Greenlining Institute

103 Cal. App. 4th 1324 (2002), 127 Cal. Rptr. 2d 736, 2002 Cal. App. LEXIS 5066

The Court of Appeal (First District, Division 3) affirmed the Commission order at issue but held that the Commission did not possess the jurisdiction to enforce Section 17200, et seq., of the Business and Professions Code (“Unfair Competition Law” or “UCL”).  The Commission had held that it had “discretion” to leave enforcement of the UCL to the courts.  Greenlining argued that the Commission was required to decide UCL issues.

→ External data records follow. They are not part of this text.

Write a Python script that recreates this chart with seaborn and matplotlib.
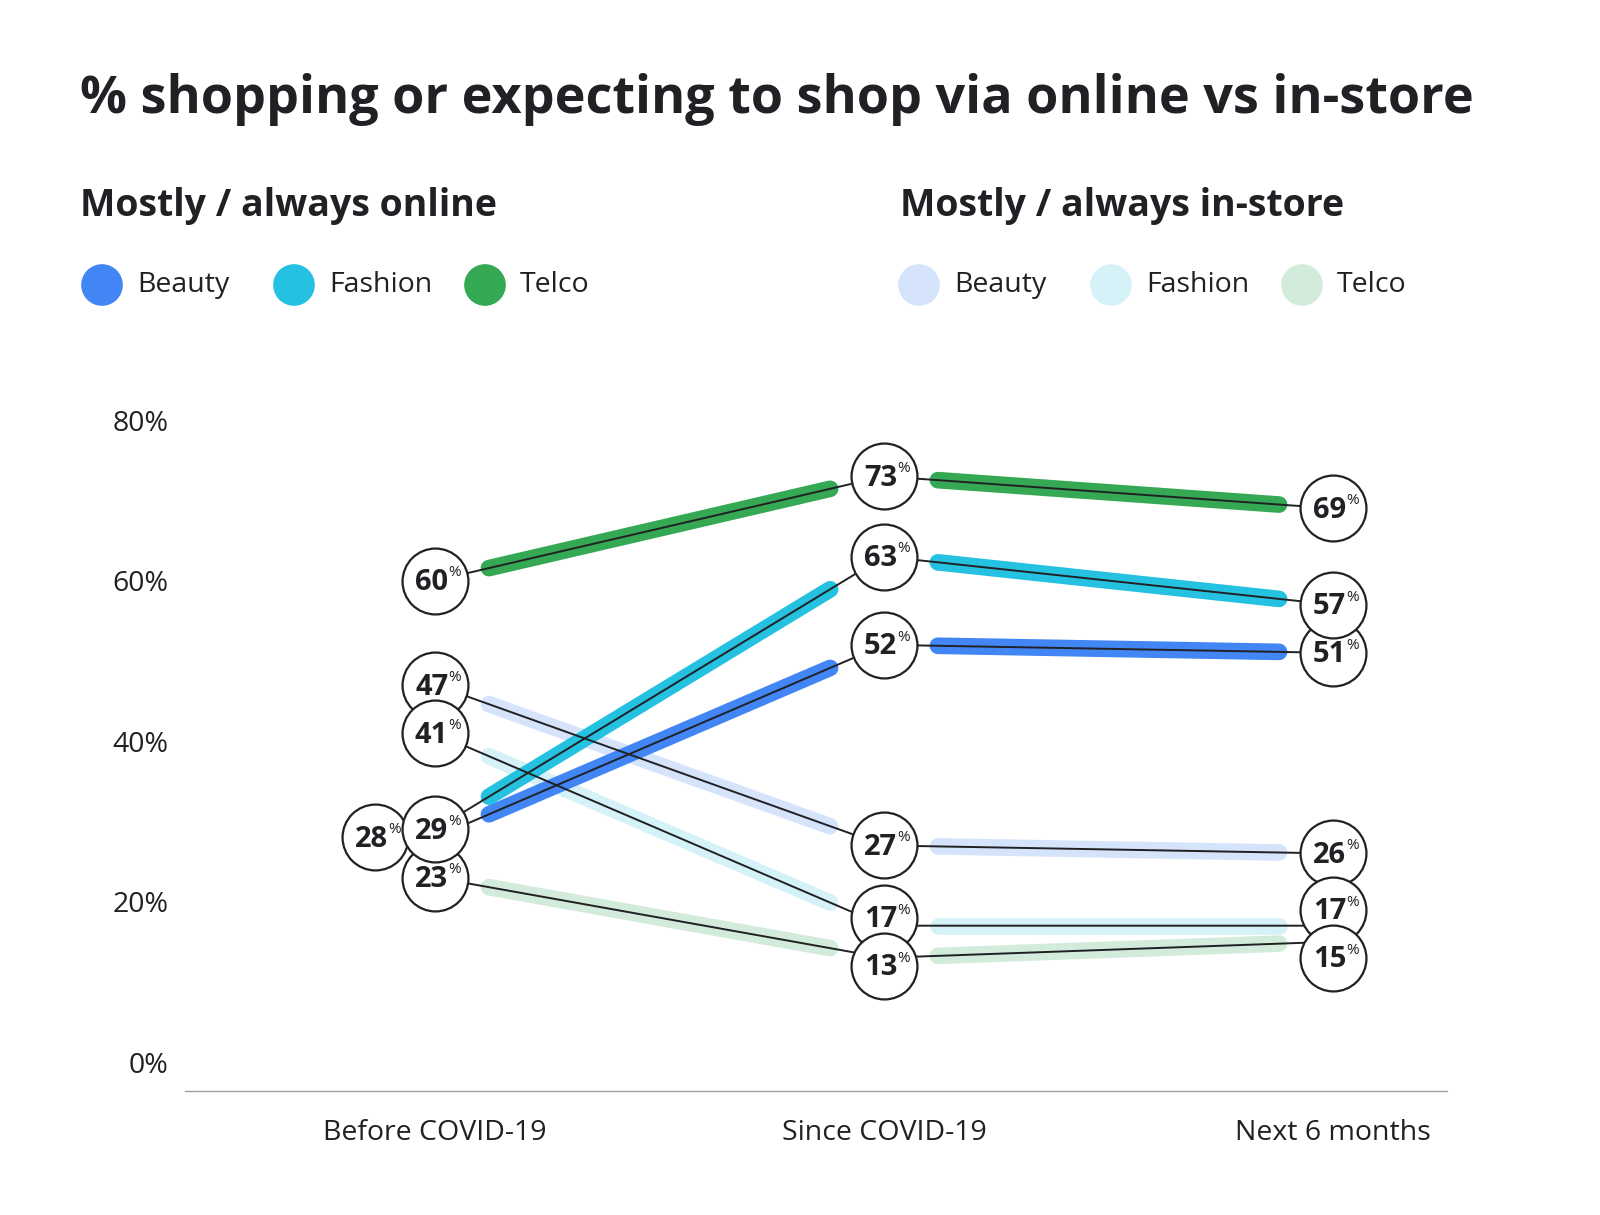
import numpy as np
import pandas as pd
import matplotlib
matplotlib.use("Agg")
import matplotlib.pyplot as plt
import matplotlib.transforms as mtrans
import seaborn as sns

# Data
periods = ["Before COVID-19", "Since COVID-19", "Next 6 months"]
categories = ["Beauty", "Fashion", "Telco"]
online_beauty = [28, 52, 51]
online_fashion = [29, 63, 57]
online_telco = [60, 73, 69]
instore_beauty = [47, 27, 26]
instore_fashion = [41, 17, 17]
instore_telco = [23, 13, 15]
y_ticks = [0, 20, 40, 60, 80]

online_colors = ["#4285F4", "#24C1E0", "#34A853"]
instore_colors = ["#D6E4FB", "#D5F2F8", "#D3EBDA"]
ink = "#202124"

rows = []
groups = [("In-store", [instore_beauty, instore_fashion, instore_telco], instore_colors),
          ("Online", [online_beauty, online_fashion, online_telco], online_colors)]
for group, series, colors in groups:
    for cat, vals, col in zip(categories, series, colors):
        for i, v in enumerate(vals):
            rows.append({"group": group, "category": cat, "series": group + " " + cat,
                         "x": i, "value": v, "color": col})
df = pd.DataFrame(rows)

sns.set_style("white")
plt.rcParams["font.family"] = ["Open Sans", "DejaVu Sans"]

fig = plt.figure(figsize=(16, 12.15), dpi=100)
ax = fig.add_axes([185 / 1600, 1 - 1091 / 1215, (1447 - 185) / 1600, (1091 - 380) / 1215])
ax.set_xlim(-0.557, 2.254)
ax.set_ylim(-3.6, 85.0)

# thick coloured segments, trimmed away from the circles
for name, d in df.groupby("series", sort=False):
    d = d.sort_values("x")
    xs, ys = d["x"].to_numpy(), d["value"].to_numpy()
    col = d["color"].iloc[0]
    base = 2 if d["group"].iloc[0] == "Online" else 1
    for i in range(len(xs) - 1):
        t = np.array([0.12, 0.88])
        sx = xs[i] + t * (xs[i + 1] - xs[i])
        sy = ys[i] + t * (ys[i + 1] - ys[i])
        ax.plot(sx, sy, color=col, lw=12, solid_capstyle="round", zorder=base)

# thin connecting lines
sns.lineplot(data=df, x="x", y="value", units="series", estimator=None,
             color=ink, lw=1.4, ax=ax, legend=False, zorder=3)

# label placement: the 28% bubble sits to the left, others are pushed apart vertically
df["dx"] = 0.0
df.loc[(df["series"] == "Online Beauty") & (df["x"] == 0), "dx"] = -60
px_per_unit = ax.transData.transform((0, 1))[1] - ax.transData.transform((0, 0))[1]
df["py"] = df["value"] * px_per_unit
df["dy"] = 0.0
min_sep = 48
for xi in range(len(periods)):
    idx = df[(df["x"] == xi) & (df["dx"] == 0)].sort_values("value").index.tolist()
    for _ in range(50):
        for a, b in zip(idx[:-1], idx[1:]):
            ya = df.at[a, "py"] + df.at[a, "dy"]
            yb = df.at[b, "py"] + df.at[b, "dy"]
            if yb - ya < min_sep:
                push = (min_sep - (yb - ya)) / 2
                df.at[a, "dy"] -= push
                df.at[b, "dy"] += push

# labelled circles
order = ["In-store Beauty", "In-store Fashion", "In-store Telco",
         "Online Beauty", "Online Telco", "Online Fashion"]
for k, name in enumerate(order):
    d = df[df["series"] == name]
    for _, r in d.iterrows():
        tr = mtrans.offset_copy(ax.transData, fig=fig, x=r["dx"], y=r["dy"], units="dots")
        z = 9 if r["dx"] != 0 else 10 + k * 2
        ax.scatter([r["x"]], [r["value"]], s=2250, facecolor="white",
                   edgecolor=ink, linewidth=1.6, zorder=z, transform=tr)
        ax.annotate(f"{r['value']}", (r["x"], r["value"]), xycoords=tr,
                    xytext=(9.5, -1.5), textcoords="offset points", ha="right", va="center",
                    fontsize=21, fontweight="bold", color=ink, zorder=z + 1)
        ax.annotate("%", (r["x"], r["value"]), xycoords=tr,
                    xytext=(9.5, 5.5), textcoords="offset points", ha="left", va="center",
                    fontsize=11, color=ink, zorder=z + 1)

ax.set_xticks([0, 1, 2])
ax.set_xticklabels(periods, fontsize=20.5, color=ink)
ax.set_yticks(y_ticks)
ax.set_yticklabels([f"{v}%" for v in y_ticks], fontsize=20.5, color=ink)
ax.tick_params(axis="x", length=0, pad=20)
ax.tick_params(axis="y", length=0, pad=12)
ax.set_xlabel("")
ax.set_ylabel("")
for s in ["left", "top", "right"]:
    ax.spines[s].set_visible(False)
ax.spines["bottom"].set_color("#9AA0A6")
ax.spines["bottom"].set_linewidth(1.0)

# header in pixel coordinates
top = fig.add_axes([0, 0, 1, 1], zorder=-1)
top.set_xlim(0, 1600)
top.set_ylim(1215, 0)
top.axis("off")
top.text(80, 100, "% shopping or expecting to shop via online vs in-store",
         fontsize=37.5, fontweight="bold", color=ink, va="center", ha="left")
top.text(80, 206, "Mostly / always online", fontsize=27, fontweight="bold",
         color=ink, va="center", ha="left")
top.text(900, 206, "Mostly / always in-store", fontsize=27, fontweight="bold",
         color=ink, va="center", ha="left")

leg_x = [102, 294, 485]
for cols, shift in [(online_colors, 0), (instore_colors, 817)]:
    for cx, cat, col in zip(leg_x, categories, cols):
        top.scatter([cx + shift], [285], s=900, color=col, edgecolor="none")
        top.text(cx + shift + 35, 285, cat, fontsize=20.5, color=ink, va="center", ha="left")

fig.savefig("out.png", dpi=100, facecolor="white")
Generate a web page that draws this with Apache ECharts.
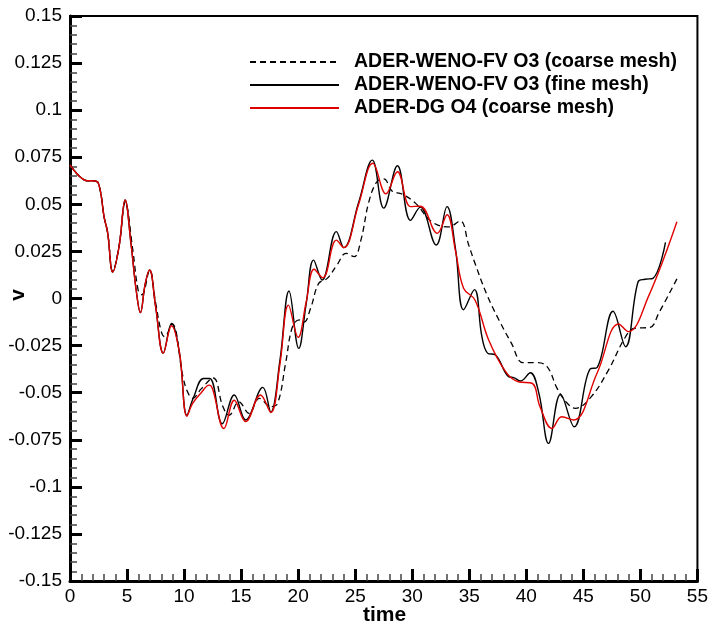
<!DOCTYPE html>
<html>
<head>
<meta charset="utf-8">
<script src="https://cdn.jsdelivr.net/npm/echarts@6/dist/echarts.min.js"></script>
<style>
  html, body { margin: 0; padding: 0; background: #fff; }
  #chart { width: 711px; height: 625px; }
</style>
</head>
<body>
<div id="chart"></div>
<script>
// ADER-WENO-FV O3, coarse mesh (dashed)
const tCoarse = [0, 0.5, 1, 1.5, 2, 2.5, 3, 3.3, 3.75, 4.3, 4.85, 5.5, 6.0, 6.3, 6.98, 7.5, 8.0, 8.3, 8.95, 9.9, 10.3, 10.75, 11.5, 12.55, 13.4, 13.95, 14.8, 15.7, 16.6, 17.6, 18.2, 18.9, 19.5, 20.1, 20.5, 21.1, 21.8, 22.55, 23.4, 24.2, 24.9, 25.5, 26.2, 26.9, 27.5, 28.25, 29.1, 30.3, 31.7, 33.2, 34.2, 34.95, 35.5, 36.55, 37.6, 38.7, 39.7, 40.8, 41.8, 42.7, 43.5, 44.3, 45.7, 47.2, 48.7, 49.5, 50.85, 51.6, 53.2];
const vCoarse = [0.071, 0.067, 0.064, 0.0625, 0.0625, 0.061, 0.043, 0.035, 0.0145, 0.028, 0.051, 0.026, 0.0036, 0.002, 0.015, -0.002, -0.0176, -0.0203, -0.0135, -0.0415, -0.0495, -0.053, -0.048, -0.0422, -0.0574, -0.062, -0.0548, -0.061, -0.053, -0.0574, -0.0557, -0.0344, -0.015, -0.0114, -0.0125, -0.005, 0.008, 0.0107, 0.0178, 0.024, 0.0222, 0.031, 0.0514, 0.062, 0.0635, 0.057, 0.0555, 0.0505, 0.0408, 0.038, 0.0412, 0.0284, 0.0187, 0.0019, -0.0114, -0.0238, -0.034, -0.034, -0.036, -0.0477, -0.055, -0.0583, -0.0521, -0.038, -0.0203, -0.0158, -0.0153, -0.0079, 0.0104];

// ADER-WENO-FV O3, fine mesh (black solid)
const tFine = [0, 0.5, 1, 1.5, 2, 2.5, 3, 3.3, 3.75, 4.3, 4.83, 5.35, 5.8, 6.17, 6.6, 6.98, 7.5, 8.18, 8.9, 9.6, 10.25, 10.8, 11.7, 12.25, 13.35, 14.4, 15.4, 16.9, 17.6, 18.4, 19.2, 20.05, 20.7, 21.35, 22.1, 23.35, 24.0, 25.3, 26.5, 27.5, 28.7, 29.85, 30.7, 32.1, 33.05, 33.8, 34.5, 35.45, 36.1, 36.6, 37.3, 38.45, 38.9, 39.5, 40.35, 41.1, 41.95, 43.0, 44.2, 45.6, 46.2, 47.6, 48.7, 49.8, 50.4, 51.1, 52.2];
const vFine = [0.071, 0.067, 0.064, 0.0625, 0.0625, 0.061, 0.043, 0.035, 0.014, 0.0275, 0.0523, 0.029, 0.0045, -0.0075, 0.008, 0.0151, -0.004, -0.029, -0.0132, -0.029, -0.062, -0.053, -0.0425, -0.0425, -0.0665, -0.0512, -0.0645, -0.0472, -0.0603, -0.033, 0.004, -0.0265, -0.003, 0.0204, 0.0098, 0.0355, 0.027, 0.051, 0.0735, 0.048, 0.0705, 0.0415, 0.0485, 0.0284, 0.0488, 0.026, -0.006, 0.0047, -0.02, -0.029, -0.030, -0.0415, -0.042, -0.0438, -0.0394, -0.0503, -0.0769, -0.0509, -0.0681, -0.0374, -0.0367, -0.0068, -0.0256, 0.0089, 0.0102, 0.0107, 0.0298];

// ADER-DG O4, coarse mesh (red)
const tDG = [0, 0.5, 1, 1.5, 2, 2.5, 3, 3.3, 3.75, 4.3, 4.83, 5.35, 5.8, 6.17, 6.6, 6.98, 7.5, 8.18, 8.9, 9.6, 10.25, 10.75, 11.5, 12.2, 12.5, 13.5, 14.4, 15.4, 16.7, 17.6, 18.4, 19.15, 20.0, 20.7, 21.4, 22.15, 23.35, 24.0, 25.3, 26.55, 27.7, 28.7, 29.85, 30.7, 32.2, 33.05, 33.8, 34.5, 35.5, 36.7, 38.2, 39.3, 40.5, 41.2, 42.25, 43.1, 44.15, 46.2, 48.1, 48.95, 50.7, 53.2];
const vDG = [0.071, 0.067, 0.064, 0.0625, 0.0625, 0.061, 0.043, 0.035, 0.014, 0.0275, 0.0523, 0.029, 0.0045, -0.0075, 0.008, 0.0151, -0.004, -0.029, -0.0145, -0.029, -0.0625, -0.0557, -0.05, -0.046, -0.048, -0.069, -0.054, -0.0654, -0.0512, -0.0605, -0.035, -0.0035, -0.0206, -0.002, 0.0155, 0.011, 0.031, 0.027, 0.05, 0.0718, 0.0556, 0.0673, 0.0488, 0.049, 0.0346, 0.0445, 0.025, 0.0055, -0.0008, -0.022, -0.039, -0.0442, -0.045, -0.0574, -0.069, -0.0628, -0.0645, -0.0397, -0.0135, -0.0176, 0.001, 0.0408];

const seriesNames = ['ADER-WENO-FV O3 (coarse mesh)', 'ADER-WENO-FV O3 (fine mesh)', 'ADER-DG O4 (coarse mesh)'];
const xName = 'time';
const yName = 'v';

const pairs = (ts, vs) => ts.map((t, i) => [t, vs[i]]);

const chart = echarts.init(document.getElementById('chart'));
const fontFamily = 'Liberation Sans, Arial, sans-serif';
const axisFont = { fontFamily, fontSize: 19, color: '#000' };

function axisParts() {
   return {
      axisLine: { show: true, onZero: false, lineStyle: { color: '#000', width: 3 } },
      axisTick: { show: true, inside: true, length: 12, lineStyle: { color: '#000', width: 3 } },
      minorTick: { show: true, splitNumber: 5, length: 7, lineStyle: { color: '#444', width: 1.5 } },
      splitLine: { show: false }
   };
}

chart.setOption({
   animation: false,
   backgroundColor: '#fff',
   grid: {
      left: 70, right: 12, top: 16, bottom: 44,
      show: true, borderColor: '#000', borderWidth: 2
   },
   // axis titles drawn as text so the grid keeps its place
   graphic: [
      {
         type: 'text', left: 8, top: 289, rotation: Math.PI / 2,
         style: { text: yName, font: 'bold 21px ' + fontFamily, fill: '#000' }
      },
      {
         type: 'text', left: 363, top: 605,
         style: { text: xName, font: 'bold 21px ' + fontFamily, fill: '#000' }
      }
   ],
   legend: {
      orient: 'vertical',
      left: 244, top: 47,
      itemWidth: 89, itemHeight: 14, itemGap: 3,
      itemStyle: { opacity: 0 },
      textStyle: {
         fontFamily, fontSize: 19.5, fontWeight: 'bold', color: '#000',
         padding: [0, 0, 0, 10]
      },
      data: seriesNames
   },
   xAxis: Object.assign({
      type: 'value', min: 0, max: 55, interval: 5,
      axisLabel: Object.assign({ margin: 6 }, axisFont)
   }, axisParts()),
   yAxis: Object.assign({
      type: 'value', min: -0.15, max: 0.15, interval: 0.025,
      axisLabel: Object.assign({
         margin: 8,
         formatter: (val) => String(parseFloat(val.toFixed(3)))
      }, axisFont)
   }, axisParts()),
   series: [
      {
         name: seriesNames[0], type: 'line', smooth: 0.4, symbol: 'none',
         lineStyle: { color: '#000', width: 1.3, type: [6, 4] },
         itemStyle: { color: '#000' },
         data: pairs(tCoarse, vCoarse)
      },
      {
         name: seriesNames[1], type: 'line', smooth: 0.4, symbol: 'none',
         lineStyle: { color: '#000', width: 1.4 },
         itemStyle: { color: '#000' },
         data: pairs(tFine, vFine)
      },
      {
         name: seriesNames[2], type: 'line', smooth: 0.4, symbol: 'none',
         lineStyle: { color: '#e00000', width: 1.4 },
         itemStyle: { color: '#e00000' },
         data: pairs(tDG, vDG)
      }
   ]
});
</script>
</body>
</html>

While the Court affirmed the Commission’s decision, it rejected both views.  It held that, while the Commission might consider the UCL in deciding other questions, enforcement of the UCL was a task left to the courts.  (The extent to which the Commission’s resolution of those “other questions” binds the Superior Court in UCL cases depends on your reading of Orloff and of cases cited therein (see the Appendix to this document regarding Section 1759.)  Notably, the Court did not affirm or “set aside” (reverse) the Commission’s order (as required by Section 1758) but simply denied the Petition for Writ of Review, thereby upholding the outcome, if not the rationale, of the Commission’s decision.  A reading of Greenlining and Pacific Bell (Para. 36) may leave the reader with some uncertainty regarding the power of the Court of Appeal to summarily deny a writ petition.  The still open question is whether a procedurally sound petition that raises an important question of law must be heard regardless of its merit.  What should be less open to question is whether the Court, having accepted review by granting a petition for writ of review, may then affirm the Commission’s order by denying the petition in a written opinion.  This procedural device is simply not an option available under Section 1758.  (At footnote 11 of the opinion, the Court warns the parties that because it denied the petition for writ of review, the order was “final” on the date of filing, an admonition at odds with Bay Development v. Superior Court, 50 Cal. 3d 1012, 1024-25 (1990).